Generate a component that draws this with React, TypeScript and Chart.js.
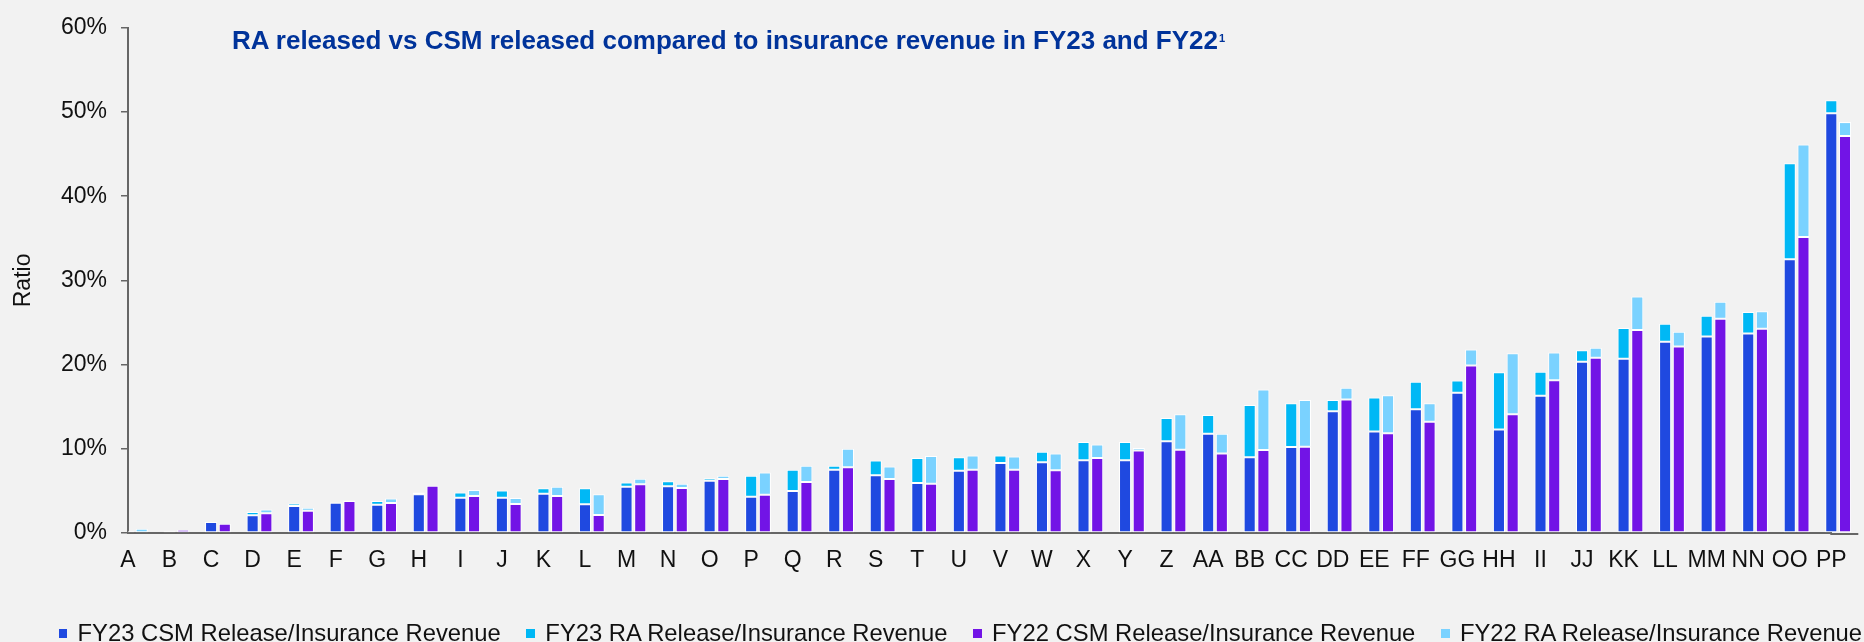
import React, { useEffect, useRef } from 'react';
import { Chart, registerables } from 'chart.js';

Chart.register(...registerables);

// ---------- data ----------
const categories = [
  'A', 'B', 'C', 'D', 'E', 'F', 'G', 'H', 'I', 'J', 'K', 'L', 'M', 'N', 'O', 'P', 'Q', 'R', 'S', 'T', 'U', 'V', 'W', 'X', 'Y', 'Z',
  'AA', 'BB', 'CC', 'DD', 'EE', 'FF', 'GG', 'HH', 'II', 'JJ', 'KK', 'LL', 'MM', 'NN', 'OO', 'PP',
];

// values in percent
const fy23Csm = [0, 0.2, 1.3, 2.1, 3.2, 3.6, 3.35, 4.6, 4.2, 4.2, 4.65, 3.4, 5.5, 5.55, 6.2, 4.3, 5.0, 7.5, 6.85, 5.95, 7.4, 8.3, 8.4, 8.65, 8.65, 10.9, 11.8, 9.0, 10.2, 14.45, 12.05, 14.7, 16.65, 12.3, 16.3, 20.35, 20.7, 22.7, 23.35, 23.7, 32.5, 49.85];
const fy23Ra = [0.2, 0, 0, 0.4, 0.3, 0.05, 0.45, 0.2, 0.6, 0.85, 0.65, 1.9, 0.5, 0.6, 0.3, 2.5, 2.5, 0.5, 1.75, 2.95, 1.6, 0.9, 1.25, 2.15, 2.15, 2.75, 2.2, 6.2, 5.2, 1.35, 4.05, 3.25, 1.45, 6.8, 2.85, 1.35, 3.65, 2.15, 2.45, 2.55, 11.4, 1.55];
const fy22Csm = [0, 0.4, 1.1, 2.35, 2.65, 3.8, 3.55, 5.6, 4.4, 3.45, 4.4, 2.15, 5.8, 5.35, 6.4, 4.55, 6.05, 7.8, 6.4, 5.85, 7.5, 7.5, 7.45, 8.9, 9.8, 9.9, 9.45, 9.85, 10.25, 15.85, 11.85, 13.2, 19.9, 14.1, 18.15, 20.8, 24.1, 22.15, 25.45, 24.25, 35.15, 47.15];
const fy22Ra = [0.5, 0, 0, 0.45, 0.35, 0.05, 0.55, 0.05, 0.7, 0.7, 1.1, 2.45, 0.65, 0.5, 0.4, 2.65, 1.95, 2.2, 1.5, 3.3, 1.7, 1.6, 2.0, 1.6, 0.3, 4.2, 2.35, 7.2, 5.55, 1.4, 4.5, 2.2, 1.9, 7.25, 3.3, 1.2, 4.0, 1.75, 2.0, 2.1, 11.0, 1.65];

const yTickValues = [0, 10, 20, 30, 40, 50, 60];

const seriesLabels = [
  'FY23 CSM Release/Insurance Revenue',
  'FY23 RA Release/Insurance Revenue',
  'FY22 CSM Release/Insurance Revenue',
  'FY22 RA Release/Insurance Revenue',
];
const titleText = 'RA released vs CSM released compared to insurance revenue in FY23 and FY22';
const titleNote = '1';
const yTitle = 'Ratio';

// ---------- styles ----------
const COLORS = ['#1F49E0', '#00B8F5', '#7214E6', '#7AD2FF'];
const AXIS = '#666666';
const FONT = "'Liberation Sans', Arial, sans-serif";
const BG = '#F2F2F2';

const axisExtend = {
  id: 'axisExtend',
  afterDraw(chart: any) {
    const { ctx, chartArea, scales } = chart;
    const xs = scales.x;
    const n = xs.ticks.length;
    const step = (chartArea.right - chartArea.left) / (n - 1);
    ctx.save();
    ctx.strokeStyle = AXIS;
    ctx.lineWidth = 2;
    ctx.beginPath();
    ctx.moveTo(chartArea.right - 1, chartArea.bottom + 1);
    ctx.lineTo(chartArea.right + step * 0.65, chartArea.bottom + 1);
    ctx.stroke();
    ctx.restore();
  },
};

export default function App() {
  const ref = useRef<HTMLCanvasElement>(null);

  useEffect(() => {
    const common = {
      borderColor: '#FFFFFF',
      borderWidth: 1,
      borderSkipped: false as const,
      clip: { left: 0, top: false, right: false, bottom: 0 } as any,
    };
    const chart = new Chart(ref.current as HTMLCanvasElement, {
      type: 'bar',
      data: {
        labels: categories,
        datasets: [
          { label: '', data: categories.map(() => 0), stack: 'pad', backgroundColor: 'rgba(0,0,0,0)', borderWidth: 0 },
          { label: seriesLabels[0], data: fy23Csm, stack: 'fy23', backgroundColor: COLORS[0], ...common },
          { label: seriesLabels[1], data: fy23Ra, stack: 'fy23', backgroundColor: COLORS[1], ...common },
          { label: seriesLabels[2], data: fy22Csm, stack: 'fy22', backgroundColor: COLORS[2], ...common },
          { label: seriesLabels[3], data: fy22Ra, stack: 'fy22', backgroundColor: COLORS[3], ...common },
        ] as any,
      },
      options: {
        animation: false,
        responsive: false,
        maintainAspectRatio: false,
        layout: { padding: { top: 23, right: 32.7, bottom: 0, left: 0 } },
        datasets: { bar: { categoryPercentage: 0.99, barPercentage: 0.88 } },
        plugins: {
          legend: { display: false },
          tooltip: { enabled: false },
          title: { display: false },
        },
        scales: {
          x: {
            type: 'category',
            offset: false,
            stacked: true,
            grid: { display: false, drawTicks: false },
            border: { display: true, color: AXIS, width: 2 },
            ticks: {
              autoSkip: false,
              maxRotation: 0,
              minRotation: 0,
              padding: 14,
              color: '#111111',
              font: { family: FONT, size: 23 },
            },
            afterFit: (s: any) => {
              s.height = 109;
            },
          },
          y: {
            stacked: true,
            min: 0,
            max: 60,
            afterBuildTicks: (s: any) => {
              s.ticks = yTickValues.map((v) => ({ value: v }));
            },
            ticks: {
              callback: (v: any) => `${v}%`,
              padding: 14,
              color: '#111111',
              font: { family: FONT, size: 23 },
            },
            grid: { drawOnChartArea: false, drawTicks: true, tickLength: 7, color: AXIS, lineWidth: 1.5 },
            border: { display: true, color: AXIS, width: 2 },
            title: {
              display: true,
              text: yTitle,
              color: '#111111',
              font: { family: FONT, size: 23 },
              padding: { top: 10, bottom: 0 },
            },
            afterFit: (s: any) => {
              s.width = 128;
            },
          },
        },
      } as any,
      plugins: [axisExtend],
    });
    return () => chart.destroy();
  }, []);

  return (
    <div style={{ position: 'absolute', left: 0, top: 0, width: 1864, height: 642, background: BG, overflow: 'hidden' }}>
      <canvas ref={ref} width={1864} height={642} style={{ display: 'block', width: 1864, height: 642 }} />
      <div
        style={{
          position: 'absolute',
          left: 232,
          top: 25,
          fontFamily: FONT,
          fontWeight: 'bold',
          fontSize: 26,
          lineHeight: '30px',
          color: '#00339A',
          whiteSpace: 'nowrap',
        }}
      >
        {titleText}
        <sup
          style={{
            fontSize: 11,
            lineHeight: '11px',
            verticalAlign: 'top',
            position: 'relative',
            top: 8,
            marginLeft: 1,
          }}
        >
          {titleNote}
        </sup>
      </div>
      <div
        style={{
          position: 'absolute',
          left: 58.6,
          top: 618.5,
          height: 28,
          display: 'flex',
          alignItems: 'center',
          fontFamily: FONT,
          fontSize: 23.8,
          lineHeight: '28px',
          color: '#111111',
          whiteSpace: 'nowrap',
        }}
      >
        {seriesLabels.map((l, i) => (
          <div key={l} style={{ display: 'flex', alignItems: 'center', marginRight: i < seriesLabels.length - 1 ? 25.7 : 0 }}>
            <span
              style={{
                display: 'inline-block',
                width: 8.5,
                height: 9.5,
                background: COLORS[i],
                marginRight: 10.4,
                position: 'relative',
                top: 1,
              }}
            />
            <span>{l}</span>
          </div>
        ))}
      </div>
    </div>
  );
}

Stated exercise: Copy the material shown above in full and exactly. Skip the pictures.

Exercise result:
Generate a component that draws this with React, TypeScript and Chart.js.
import React, { useEffect, useRef } from 'react';
import { Chart, registerables } from 'chart.js';

Chart.register(...registerables);

// ---------- data ----------
const categories = [
  'A', 'B', 'C', 'D', 'E', 'F', 'G', 'H', 'I', 'J', 'K', 'L', 'M', 'N', 'O', 'P', 'Q', 'R', 'S', 'T', 'U', 'V', 'W', 'X', 'Y', 'Z',
  'AA', 'BB', 'CC', 'DD', 'EE', 'FF', 'GG', 'HH', 'II', 'JJ', 'KK', 'LL', 'MM', 'NN', 'OO', 'PP',
];

// values in percent
const fy23Csm = [0, 0.2, 1.3, 2.1, 3.2, 3.6, 3.35, 4.6, 4.2, 4.2, 4.65, 3.4, 5.5, 5.55, 6.2, 4.3, 5.0, 7.5, 6.85, 5.95, 7.4, 8.3, 8.4, 8.65, 8.65, 10.9, 11.8, 9.0, 10.2, 14.45, 12.05, 14.7, 16.65, 12.3, 16.3, 20.35, 20.7, 22.7, 23.35, 23.7, 32.5, 49.85];
const fy23Ra = [0.2, 0, 0, 0.4, 0.3, 0.05, 0.45, 0.2, 0.6, 0.85, 0.65, 1.9, 0.5, 0.6, 0.3, 2.5, 2.5, 0.5, 1.75, 2.95, 1.6, 0.9, 1.25, 2.15, 2.15, 2.75, 2.2, 6.2, 5.2, 1.35, 4.05, 3.25, 1.45, 6.8, 2.85, 1.35, 3.65, 2.15, 2.45, 2.55, 11.4, 1.55];
const fy22Csm = [0, 0.4, 1.1, 2.35, 2.65, 3.8, 3.55, 5.6, 4.4, 3.45, 4.4, 2.15, 5.8, 5.35, 6.4, 4.55, 6.05, 7.8, 6.4, 5.85, 7.5, 7.5, 7.45, 8.9, 9.8, 9.9, 9.45, 9.85, 10.25, 15.85, 11.85, 13.2, 19.9, 14.1, 18.15, 20.8, 24.1, 22.15, 25.45, 24.25, 35.15, 47.15];
const fy22Ra = [0.5, 0, 0, 0.45, 0.35, 0.05, 0.55, 0.05, 0.7, 0.7, 1.1, 2.45, 0.65, 0.5, 0.4, 2.65, 1.95, 2.2, 1.5, 3.3, 1.7, 1.6, 2.0, 1.6, 0.3, 4.2, 2.35, 7.2, 5.55, 1.4, 4.5, 2.2, 1.9, 7.25, 3.3, 1.2, 4.0, 1.75, 2.0, 2.1, 11.0, 1.65];

const yTickValues = [0, 10, 20, 30, 40, 50, 60];

const seriesLabels = [
  'FY23 CSM Release/Insurance Revenue',
  'FY23 RA Release/Insurance Revenue',
  'FY22 CSM Release/Insurance Revenue',
  'FY22 RA Release/Insurance Revenue',
];
const titleText = 'RA released vs CSM released compared to insurance revenue in FY23 and FY22';
const titleNote = '1';
const yTitle = 'Ratio';

// ---------- styles ----------
const COLORS = ['#1F49E0', '#00B8F5', '#7214E6', '#7AD2FF'];
const AXIS = '#666666';
const FONT = "'Liberation Sans', Arial, sans-serif";
const BG = '#F2F2F2';

const axisExtend = {
  id: 'axisExtend',
  afterDraw(chart: any) {
    const { ctx, chartArea, scales } = chart;
    const xs = scales.x;
    const n = xs.ticks.length;
    const step = (chartArea.right - chartArea.left) / (n - 1);
    ctx.save();
    ctx.strokeStyle = AXIS;
    ctx.lineWidth = 2;
    ctx.beginPath();
    ctx.moveTo(chartArea.right - 1, chartArea.bottom + 1);
    ctx.lineTo(chartArea.right + step * 0.65, chartArea.bottom + 1);
    ctx.stroke();
    ctx.restore();
  },
};

export default function App() {
  const ref = useRef<HTMLCanvasElement>(null);

  useEffect(() => {
    const common = {
      borderColor: '#FFFFFF',
      borderWidth: 1,
      borderSkipped: false as const,
      clip: { left: 0, top: false, right: false, bottom: 0 } as any,
    };
    const chart = new Chart(ref.current as HTMLCanvasElement, {
      type: 'bar',
      data: {
        labels: categories,
        datasets: [
          { label: '', data: categories.map(() => 0), stack: 'pad', backgroundColor: 'rgba(0,0,0,0)', borderWidth: 0 },
          { label: seriesLabels[0], data: fy23Csm, stack: 'fy23', backgroundColor: COLORS[0], ...common },
          { label: seriesLabels[1], data: fy23Ra, stack: 'fy23', backgroundColor: COLORS[1], ...common },
          { label: seriesLabels[2], data: fy22Csm, stack: 'fy22', backgroundColor: COLORS[2], ...common },
          { label: seriesLabels[3], data: fy22Ra, stack: 'fy22', backgroundColor: COLORS[3], ...common },
        ] as any,
      },
      options: {
        animation: false,
        responsive: false,
        maintainAspectRatio: false,
        layout: { padding: { top: 23, right: 32.7, bottom: 0, left: 0 } },
        datasets: { bar: { categoryPercentage: 0.99, barPercentage: 0.88 } },
        plugins: {
          legend: { display: false },
          tooltip: { enabled: false },
          title: { display: false },
        },
        scales: {
          x: {
            type: 'category',
            offset: false,
            stacked: true,
            grid: { display: false, drawTicks: false },
            border: { display: true, color: AXIS, width: 2 },
            ticks: {
              autoSkip: false,
              maxRotation: 0,
              minRotation: 0,
              padding: 14,
              color: '#111111',
              font: { family: FONT, size: 23 },
            },
            afterFit: (s: any) => {
              s.height = 109;
            },
          },
          y: {
            stacked: true,
            min: 0,
            max: 60,
            afterBuildTicks: (s: any) => {
              s.ticks = yTickValues.map((v) => ({ value: v }));
            },
            ticks: {
              callback: (v: any) => `${v}%`,
              padding: 14,
              color: '#111111',
              font: { family: FONT, size: 23 },
            },
            grid: { drawOnChartArea: false, drawTicks: true, tickLength: 7, color: AXIS, lineWidth: 1.5 },
            border: { display: true, color: AXIS, width: 2 },
            title: {
              display: true,
              text: yTitle,
              color: '#111111',
              font: { family: FONT, size: 23 },
              padding: { top: 10, bottom: 0 },
            },
            afterFit: (s: any) => {
              s.width = 128;
            },
          },
        },
      } as any,
      plugins: [axisExtend],
    });
    return () => chart.destroy();
  }, []);

  return (
    <div style={{ position: 'absolute', left: 0, top: 0, width: 1864, height: 642, background: BG, overflow: 'hidden' }}>
      <canvas ref={ref} width={1864} height={642} style={{ display: 'block', width: 1864, height: 642 }} />
      <div
        style={{
          position: 'absolute',
          left: 232,
          top: 25,
          fontFamily: FONT,
          fontWeight: 'bold',
          fontSize: 26,
          lineHeight: '30px',
          color: '#00339A',
          whiteSpace: 'nowrap',
        }}
      >
        {titleText}
        <sup
          style={{
            fontSize: 11,
            lineHeight: '11px',
            verticalAlign: 'top',
            position: 'relative',
            top: 8,
            marginLeft: 1,
          }}
        >
          {titleNote}
        </sup>
      </div>
      <div
        style={{
          position: 'absolute',
          left: 58.6,
          top: 618.5,
          height: 28,
          display: 'flex',
          alignItems: 'center',
          fontFamily: FONT,
          fontSize: 23.8,
          lineHeight: '28px',
          color: '#111111',
          whiteSpace: 'nowrap',
        }}
      >
        {seriesLabels.map((l, i) => (
          <div key={l} style={{ display: 'flex', alignItems: 'center', marginRight: i < seriesLabels.length - 1 ? 25.7 : 0 }}>
            <span
              style={{
                display: 'inline-block',
                width: 8.5,
                height: 9.5,
                background: COLORS[i],
                marginRight: 10.4,
                position: 'relative',
                top: 1,
              }}
            />
            <span>{l}</span>
          </div>
        ))}
      </div>
    </div>
  );
}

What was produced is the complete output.